Dean’s design for Politics was considered an artistic and commercial success. Yet as she points out, ‘The Bauhaus cover wasn’t adopted in any other major country.’ Publishers in Germany, France, Italy and Poland elected to redesign the cover to boost the book’s erotic appeal by using sexual references. But in The Netherlands a reclining kitten was used: the cover probably has recherché connotations comprehensible only to fun-loving Dutch people, so please, no Mrs Slocombe jokes.

Dean’s Bauhaus design fared no better in the US, although there the publisher did at least use the arty photograph of a masked ‘threesome’ that she’d used, postage stamp-size, on her original cover. For the US edition it was blown up to fill the top half of the jacket, and accompanied by some bold, if conventional typography.
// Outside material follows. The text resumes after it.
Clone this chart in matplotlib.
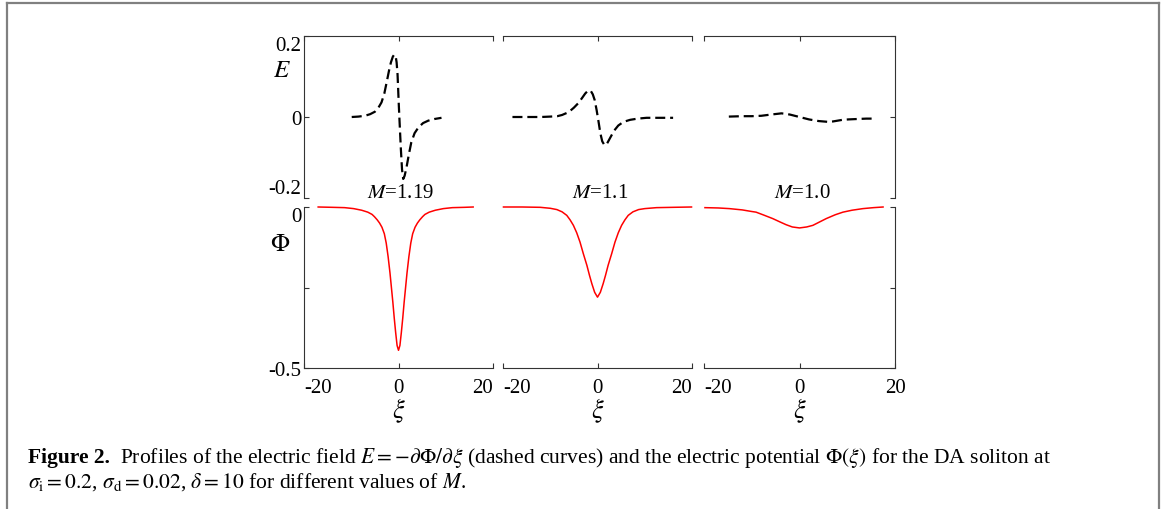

The effect is not as atmospheric as Dean’s original cover, but not exactly bad either. Nor is this the first example of Dean’s cover designs failing to win approval in the US. Her paperback cover for Mark Haddon’s The Curious Incident of the Dog in the Night-Time was ‘a success’ in the UK. The book, about an autistic child, was a Whitbread Book of the Year-winner and a bona fide bestseller. Dean’s witty cover captures the enchantment of Haddon’s unusual tale, but her design horrified the US publisher. ‘If we put this out, we’d sell three copies,’ they said. The US cover has an austere design which reveals little about the story, a graphic of an upturned dog the only concession to the book’s central motif.

The author Jonathan Safran Foer, whose book Everything is Illuminated is widely viewed as a classic of contemporary holocaust literature, has ventured forth on the peculiarity of book cover design. In an article in literary magazine Zembla, he notes that the distinctive hand-drawn cover for his book designed by Jon Gray (who works under the moniker Gray 318) is the ‘best jacket ever’. He goes on, ‘In addition to being impossibly flashy and elegant, childlike and grave, simple and absolutely unique, it gets at the heart of the book.’ And Safran Foer’s foreign publishers seem to agree. Unusually, the design has been used extensively abroad. It has been changed slightly each time to accommodate translations of the title, but the hand-rendered typography in stark black and white has been retained nearly everywhere.

It is to publishers’ credit that they resist the cultural imperialism that says if it works in our country it must work in others. Reading literature is a deeply personal and intimate act, and buying a book often requires a higher degree of emotional engagement than is common in other purchases we make. After all, it’s not like buying a packet of fish fingers. Nothing wrong with fish fingers, but a book usually lasts longer, and sometimes, just sometimes, it becomes something that stays with you forever, physically and emotionally.